We use a lot of two liter soda bottles here. Wash them out and fill them with water. A drop or two of iodine will keep anything interesting from growing in the bottles and won't affect the taste. I always mark the treated bottles with a "D" on the cap. We also have frozen bottles just to keep things cool. The difference is, when the "D" bottles thaw, we can drink them.
Even if we lived somewhere we could depend on the power provider I would keep frozen bottles. Nothing is more expensive to run than an empty refrigerator or freezer. As groceries come out we fill the empty space with water bottles and vice versa after a shopping trip. The practice saved a bunch of food when we were without power for the better part of a week. They will thaw, but it takes days to weeks depending on the outside temperature.
Even the best generators are going to have a short life if run non-stop. We tend to run ours in four hour stretches. Then we go to a battery backup system.
We have a couple out buildings it just isn't cost effective to run power lines to. To light them I use a battery and inverter. This will easily run a fan, tape player and some small tools. If I need more power, that's what the generator is for. That's also how I recharge the batteries.

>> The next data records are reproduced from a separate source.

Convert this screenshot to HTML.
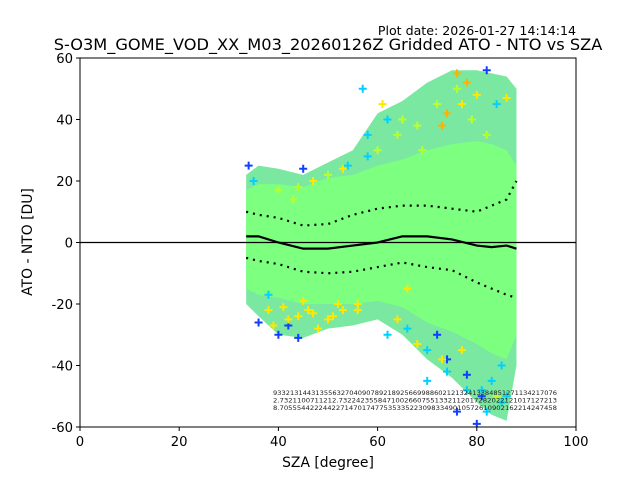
<!DOCTYPE html>
<html><head><meta charset="utf-8"><style>body{margin:0;background:#fff}svg{display:block;font-family:"DejaVu Sans","Liberation Sans",sans-serif}</style></head>
<body>
<svg id="chart" width="640" height="480" viewBox="0 0 640 480">
<text x="576" y="35" text-anchor="end" font-size="12.6">Plot date: 2026-01-27 14:14:14</text>
<text x="328" y="50" text-anchor="middle" font-size="16.2">S-O3M_GOME_VOD_XX_M03_20260126Z Gridded ATO - NTO vs SZA</text>
<g id="plot"></g>
<text x="328" y="467" text-anchor="middle" font-size="13.9">SZA [degree]</text>
<text transform="translate(32,242) rotate(-90)" text-anchor="middle" font-size="13.9">ATO - NTO [DU]</text>
</svg>
<script>
const szaBins=[33.5,36,40,45,50,55,60,65,70,75,80,83,86,88];
const meanVals=[2,2,0,-2,-2,-1,0,2,2,1,-1,-1.5,-1,-2];
const upperStd=[10,9,8,5.5,6,9,11,12,12,11,10,12,14,20];
const lowerStd=[-5,-6,-7,-9.5,-10,-9.5,-8,-6.5,-8,-9,-13,-15,-17,-18];
const cloudMax=[22,25,24,22,26,30,42,46,52,56,56,55,54,50];
const cloudMin=[-20,-24,-30,-31,-28,-27,-25,-30,-38,-44,-52,-56,-58,-40];
const coreMax=[17,19,19,18,21,22,25,27,30,32,33,32,30,25];
const coreMin=[-15,-17,-18,-20,-20,-20,-19,-21,-26,-29,-33,-36,-38,-30];
const ptSza=[34,35,36,38,40,42,44,45,47,53,58,62,66,70,72,74,76,78,80,81,82,83,84,85,86,42,46,48,52,56,64,68,72,76,79,82,84,40,44,50,54,58,62,66,70,74,78,82,86,43,57,61,65,69,73,77,81,85,38,41,44,47,50,53,56,39,45,51,74,76,78,80,73,77,60,64,68];
const ptVal=[25,20,-26,-17,-30,-27,-31,24,20,24,28,40,-15,-35,-30,-38,-55,-43,-59,-50,56,-45,45,-40,47,-25,-22,-28,-20,-22,-25,-33,45,50,40,35,-50,17,18,22,25,35,-30,-28,-45,-42,-48,-55,-50,14,50,45,40,30,-38,-35,-48,-52,-22,-21,-24,-23,-25,-22,-20,-27,-19,-24,42,55,52,48,38,45,30,35,38];
const ptColor=[0,1,0,1,0,0,0,0,2,2,1,1,2,1,0,0,0,0,0,0,0,1,1,1,2,2,2,2,2,2,2,2,3,3,3,3,3,3,3,3,1,1,1,1,1,1,1,1,1,3,1,2,3,3,2,2,1,1,2,2,2,2,2,2,2,2,2,2,4,4,4,2,4,2,3,3,3];
const xTicks=[0,20,40,60,80,100];
const yTicks=[-60,-40,-20,0,20,40,60];
const L=80,R=576,T=58,B=427;
const xs=v=>L+(v/100)*(R-L);
const ys=v=>B-((v+60)/120)*(B-T);
const NS="http://www.w3.org/2000/svg";
const g=document.getElementById('plot');
function mk(t,a,p){const e=document.createElementNS(NS,t);for(const k in a)e.setAttribute(k,a[k]);(p||g).appendChild(e);return e;}
const cp=mk('clipPath',{id:'clip'});mk('rect',{x:L,y:T,width:R-L,height:B-T},cp);
const dg=mk('g',{'clip-path':'url(#clip)'});
function band(hi,lo,fill,name){let d='M'+szaBins.map((s,i)=>xs(s)+','+ys(hi[i])).join('L');for(let i=szaBins.length-1;i>=0;i--)d+='L'+xs(szaBins[i])+','+ys(lo[i]);const e=mk('path',{d:d+'Z',fill:fill},dg);

}
band(cloudMax,cloudMin,'#7ae8a0','scatter-cloud');
band(coreMax,coreMin,'#7dff7f','scatter-core');
const cols=['#1040ff','#00d0ff','#ffe800','#b8ff30','#ffb000'];
ptSza.forEach((s,i)=>{const x=xs(s),y=ys(ptVal[i]);const e=mk('path',{d:`M${x-4},${y}H${x+4}M${x},${y-4}V${y+4}`,stroke:cols[ptColor[i]],'stroke-width':2},dg);

});
function line(vals,dash,w,name){const e=mk('polyline',{points:szaBins.map((s,i)=>xs(s)+','+ys(vals[i])).join(' '),fill:'none',stroke:'#000','stroke-width':w,'stroke-dasharray':dash},dg);

}
line(meanVals,'none',2.2,'mean-line');line(upperStd,'2 5',2.2,'upper-std-line');line(lowerStd,'2 5',2.2,'lower-std-line');
const z=mk('line',{x1:L,x2:R,y1:ys(0),y2:ys(0),stroke:'#000','stroke-width':1.2});


const rows=['9332131443135563270409078921892566998860212132413384851271134217076','2.7321100711212.73224235584710026607551332112017282022121017127213','8.7055544222442271470174775353352230983349010572610902162214247458'];
rows.forEach((r,i)=>{const t=mk('text',{x:415,y:395+i*7.5,'text-anchor':'middle','font-size':6.2,fill:'#222',textLength:284,lengthAdjust:'spacingAndGlyphs'});t.textContent=r;

});
mk('rect',{x:L,y:T,width:R-L,height:B-T,fill:'none',stroke:'#000','stroke-width':1});
xTicks.forEach(v=>{const x=xs(v);mk('line',{x1:x,x2:x,y1:B,y2:B+4,stroke:'#000'});const t=mk('text',{x:x,y:B+19,'text-anchor':'middle','font-size':13.2});t.textContent=v;

});
yTicks.forEach(v=>{const y=ys(v);mk('line',{x1:L-4,x2:L,y1:y,y2:y,stroke:'#000'});const t=mk('text',{x:L-7,y:y+5,'text-anchor':'end','font-size':13.2});t.textContent=v;

});
</script>
</body></html>
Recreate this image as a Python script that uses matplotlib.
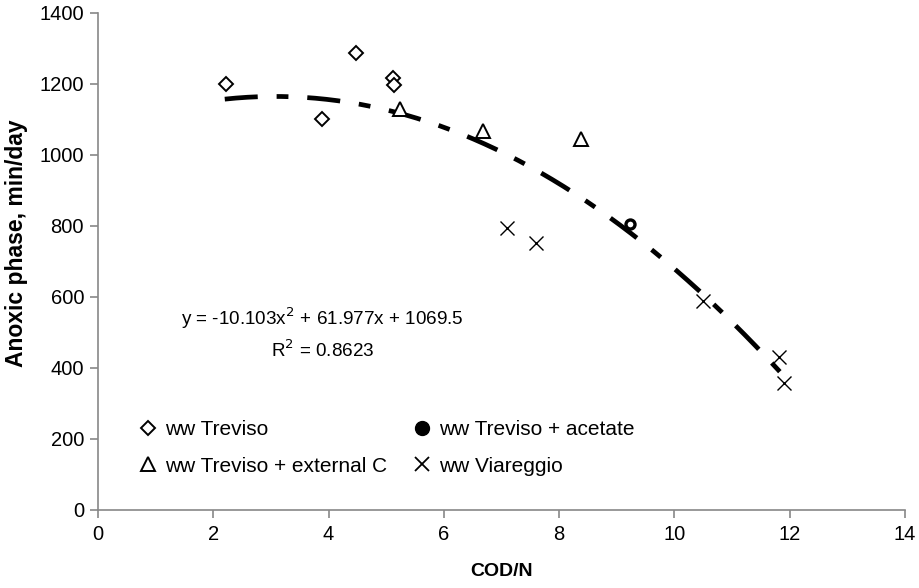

My house system is a self contained cart I got from Sportsman's Guide a few years back. It is no longer in production, the good Lord only knows why. The good news is you can assemble your own.
An inverter system isn't complicated (or doesn't have to be) and can be tailored to pretty much any budget. You can find inverters ranging from as small as 75 Watts to as large as my generator. The thing to remember is the more power you draw; the faster your batteries are drained. Inverters can be found lots of places. I have seen them at Lowes, Wal-Mart and Harbor Freight. They may have them at Sam's Club.

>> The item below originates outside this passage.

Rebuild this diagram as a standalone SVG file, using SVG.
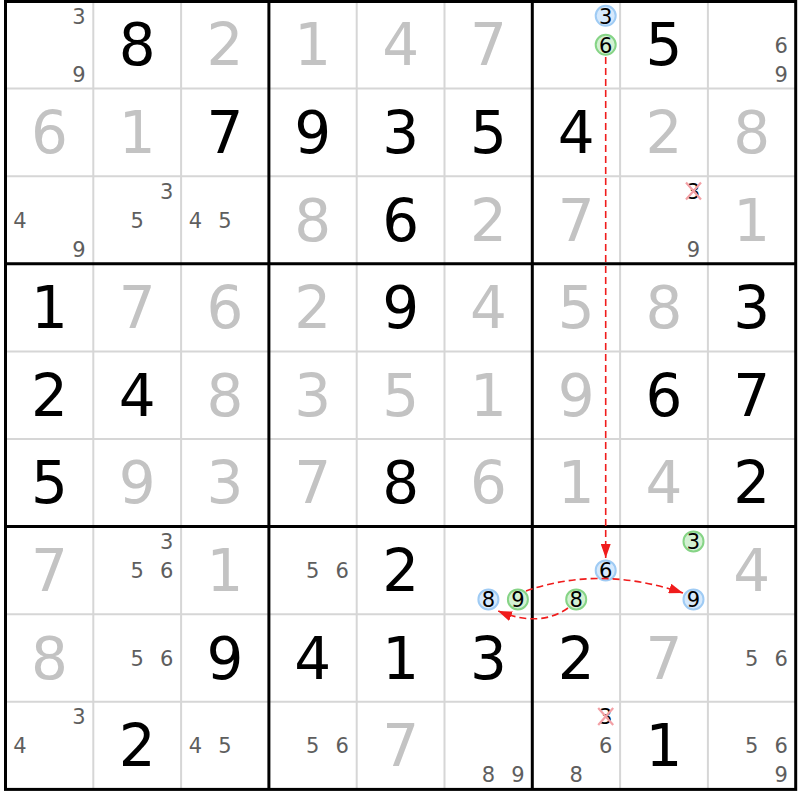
<svg xmlns="http://www.w3.org/2000/svg" width="800" height="800" viewBox="0 0 800 800">
<style>
text{font-family:"DejaVu Sans","Liberation Sans",sans-serif;text-anchor:middle}
.g{font-size:58px;fill:#000}
.s{font-size:58px;fill:#c3c3c3}
.c{font-size:21px;fill:#5e5e5e}
.k{font-size:21px;fill:#000}
.thin{stroke:#d6d6d6;stroke-width:2;fill:none}
.thick{stroke:#000;stroke-width:3;fill:none}
.cb{fill:#d6e9fc;stroke:#9fcbf4;stroke-width:2}
.cg{fill:#d3f1d3;stroke:#86d486;stroke-width:2}
.x{stroke:#f3a0a5;stroke-width:2.2}
.ar{stroke:#f01c1c;stroke-width:1.6;fill:none;stroke-dasharray:7 4}
</style>
<defs>
<marker id="ah" markerUnits="userSpaceOnUse" markerWidth="14" markerHeight="10" refX="14" refY="5" orient="auto">
<path d="M0,0 L14,5 L0,10 z" fill="#f01c1c"/>
</marker>
</defs>
<rect width="800" height="800" fill="#fff"/>
<g id="grid">
<path class="thin" d="M93.3,1V789.4M181.1,1V789.4M356.7,1V789.4M444.5,1V789.4M620.1,1V789.4M707.9,1V789.4M5.5,88.6H795.7M5.5,176.2H795.7M5.5,351.4H795.7M5.5,439H795.7M5.5,614.2H795.7M5.5,701.8H795.7"/>
<path class="thick" d="M268.9,1V789.4M532.3,1V789.4M5.5,263.8H795.7M5.5,526.6H795.7"/>
<rect class="thick" x="5.5" y="1.5" width="790.2" height="787.9"/>
</g>
<g id="row0">
<g id="r0c0"><text class="c" x="78.9" y="23.5">3</text><text class="c" x="78.9" y="81.5">9</text></g>
<g id="r0c1"><text class="g" x="137.2" y="65.3">8</text></g>
<g id="r0c2"><text class="s" x="225" y="65.3">2</text></g>
<g id="r0c3"><text class="s" x="312.8" y="65.3">1</text></g>
<g id="r0c4"><text class="s" x="400.6" y="65.3">4</text></g>
<g id="r0c5"><text class="s" x="488.4" y="65.3">7</text></g>
<g id="r0c6"><circle class="cb" cx="605.7" cy="15.8" r="10"/><text class="k" x="605.7" y="23.5">3</text><circle class="cg" cx="605.7" cy="44.8" r="10"/><text class="k" x="605.7" y="52.5">6</text></g>
<g id="r0c7"><text class="g" x="664" y="65.3">5</text></g>
<g id="r0c8"><text class="c" x="781.3" y="52.5">6</text><text class="c" x="781.3" y="81.5">9</text></g>
</g>
<g id="row1">
<text class="s" x="49.4" y="152.9">6</text>
<text class="s" x="137.2" y="152.9">1</text>
<text class="g" x="225" y="152.9">7</text>
<text class="g" x="312.8" y="152.9">9</text>
<text class="g" x="400.6" y="152.9">3</text>
<text class="g" x="488.4" y="152.9">5</text>
<text class="g" x="576.2" y="152.9">4</text>
<text class="s" x="664" y="152.9">2</text>
<text class="s" x="751.8" y="152.9">8</text>
</g>
<g id="row2">
<g id="r2c0"><text class="c" x="19.9" y="227.7">4</text><text class="c" x="78.9" y="256.7">9</text></g>
<g id="r2c1"><text class="c" x="166.7" y="198.7">3</text><text class="c" x="137.2" y="227.7">5</text></g>
<g id="r2c2"><text class="c" x="195.5" y="227.7">4</text><text class="c" x="225" y="227.7">5</text></g>
<text class="s" x="312.8" y="240.5">8</text>
<text class="g" x="400.6" y="240.5">6</text>
<text class="s" x="488.4" y="240.5">2</text>
<text class="s" x="576.2" y="240.5">7</text>
<g id="r2c7"><text class="k" x="693.5" y="198.7">3</text><path class="x" d="M686,182.5L701,199.5M701,182.5L686,199.5"/><text class="c" x="693.5" y="256.7">9</text></g>
<text class="s" x="751.8" y="240.5">1</text>
</g>
<g id="row3">
<text class="g" x="49.4" y="328.1">1</text>
<text class="s" x="137.2" y="328.1">7</text>
<text class="s" x="225" y="328.1">6</text>
<text class="s" x="312.8" y="328.1">2</text>
<text class="g" x="400.6" y="328.1">9</text>
<text class="s" x="488.4" y="328.1">4</text>
<text class="s" x="576.2" y="328.1">5</text>
<text class="s" x="664" y="328.1">8</text>
<text class="g" x="751.8" y="328.1">3</text>
</g>
<g id="row4">
<text class="g" x="49.4" y="415.7">2</text>
<text class="g" x="137.2" y="415.7">4</text>
<text class="s" x="225" y="415.7">8</text>
<text class="s" x="312.8" y="415.7">3</text>
<text class="s" x="400.6" y="415.7">5</text>
<text class="s" x="488.4" y="415.7">1</text>
<text class="s" x="576.2" y="415.7">9</text>
<text class="g" x="664" y="415.7">6</text>
<text class="g" x="751.8" y="415.7">7</text>
</g>
<g id="row5">
<text class="g" x="49.4" y="503.3">5</text>
<text class="s" x="137.2" y="503.3">9</text>
<text class="s" x="225" y="503.3">3</text>
<text class="s" x="312.8" y="503.3">7</text>
<text class="g" x="400.6" y="503.3">8</text>
<text class="s" x="488.4" y="503.3">6</text>
<text class="s" x="576.2" y="503.3">1</text>
<text class="s" x="664" y="503.3">4</text>
<text class="g" x="751.8" y="503.3">2</text>
</g>
<g id="row6">
<text class="s" x="49.4" y="590.9">7</text>
<g id="r6c1"><text class="c" x="166.7" y="549.1">3</text><text class="c" x="137.2" y="578.1">5</text><text class="c" x="166.7" y="578.1">6</text></g>
<text class="s" x="225" y="590.9">1</text>
<g id="r6c3"><text class="c" x="312.8" y="578.1">5</text><text class="c" x="342.3" y="578.1">6</text></g>
<text class="g" x="400.6" y="590.9">2</text>
<g id="r6c5"><circle class="cb" cx="488.4" cy="599.4" r="10"/><text class="k" x="488.4" y="607.1">8</text><circle class="cg" cx="517.9" cy="599.4" r="10"/><text class="k" x="517.9" y="607.1">9</text></g>
<g id="r6c6"><circle class="cb" cx="605.7" cy="570.4" r="10"/><text class="k" x="605.7" y="578.1">6</text><circle class="cg" cx="576.2" cy="599.4" r="10"/><text class="k" x="576.2" y="607.1">8</text></g>
<g id="r6c7"><circle class="cg" cx="693.5" cy="541.4" r="10"/><text class="k" x="693.5" y="549.1">3</text><circle class="cb" cx="693.5" cy="599.4" r="10"/><text class="k" x="693.5" y="607.1">9</text></g>
<text class="s" x="751.8" y="590.9">4</text>
</g>
<g id="row7">
<text class="s" x="49.4" y="678.5">8</text>
<g id="r7c1"><text class="c" x="137.2" y="665.7">5</text><text class="c" x="166.7" y="665.7">6</text></g>
<text class="g" x="225" y="678.5">9</text>
<text class="g" x="312.8" y="678.5">4</text>
<text class="g" x="400.6" y="678.5">1</text>
<text class="g" x="488.4" y="678.5">3</text>
<text class="g" x="576.2" y="678.5">2</text>
<text class="s" x="664" y="678.5">7</text>
<g id="r7c8"><text class="c" x="751.8" y="665.7">5</text><text class="c" x="781.3" y="665.7">6</text></g>
</g>
<g id="row8">
<g id="r8c0"><text class="c" x="78.9" y="724.3">3</text><text class="c" x="19.9" y="753.3">4</text></g>
<text class="g" x="137.2" y="766.1">2</text>
<g id="r8c2"><text class="c" x="195.5" y="753.3">4</text><text class="c" x="225" y="753.3">5</text></g>
<g id="r8c3"><text class="c" x="312.8" y="753.3">5</text><text class="c" x="342.3" y="753.3">6</text></g>
<text class="s" x="400.6" y="766.1">7</text>
<g id="r8c5"><text class="c" x="488.4" y="782.3">8</text><text class="c" x="517.9" y="782.3">9</text></g>
<g id="r8c6"><text class="k" x="605.7" y="724.3">3</text><path class="x" d="M598.2,708.1L613.2,725.1M613.2,708.1L598.2,725.1"/><text class="c" x="605.7" y="753.3">6</text><text class="c" x="576.2" y="782.3">8</text></g>
<text class="g" x="664" y="766.1">1</text>
<g id="r8c8"><text class="c" x="751.8" y="753.3">5</text><text class="c" x="781.3" y="753.3">6</text><text class="c" x="781.3" y="782.3">9</text></g>
</g>
<g id="connectors">
<path class="ar" d="M605.7,57 L605.7,558" marker-end="url(#ah)"/>
<path class="ar" d="M526,591 Q600,565 683,593" marker-end="url(#ah)"/>
<path class="ar" d="M568,608 Q540,628 498,611" marker-end="url(#ah)"/>
</g>
</svg>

I prefer marine deep cycle batteries for my power storage. They are available from Wal-Mart so finding them is no problem. Regular car and truck batteries can be used if you would rather.
To make your power last longer / be able to run more items on the inverter you add more batteries. I started with one in my workshop and added one every month or so until I had a total of six. I have gone from needing to recharge twice a week to getting more than a month between charges.
I won't get into the 'parallel or series' debate on what method works best to run multiple batteries. Goggle them and make your own choice.
My cart has the battery charger built in. You will need one to recharge your system. There are chargers that will tell you the level of charge the battery / batteries. That feature is worth the extra money in my opinion.
So I run the generator for four hours, then three to four hours on the inverter system while the generator cools. Once I start the generator again I plug in the battery charger and get ready to repeat the process.
We can't run as much on the inverter system as the generator. We do without the AC for a couple of hours but we have lights, fan, telephone, TV and the computer.
But you know what, it beats the heck out of candles.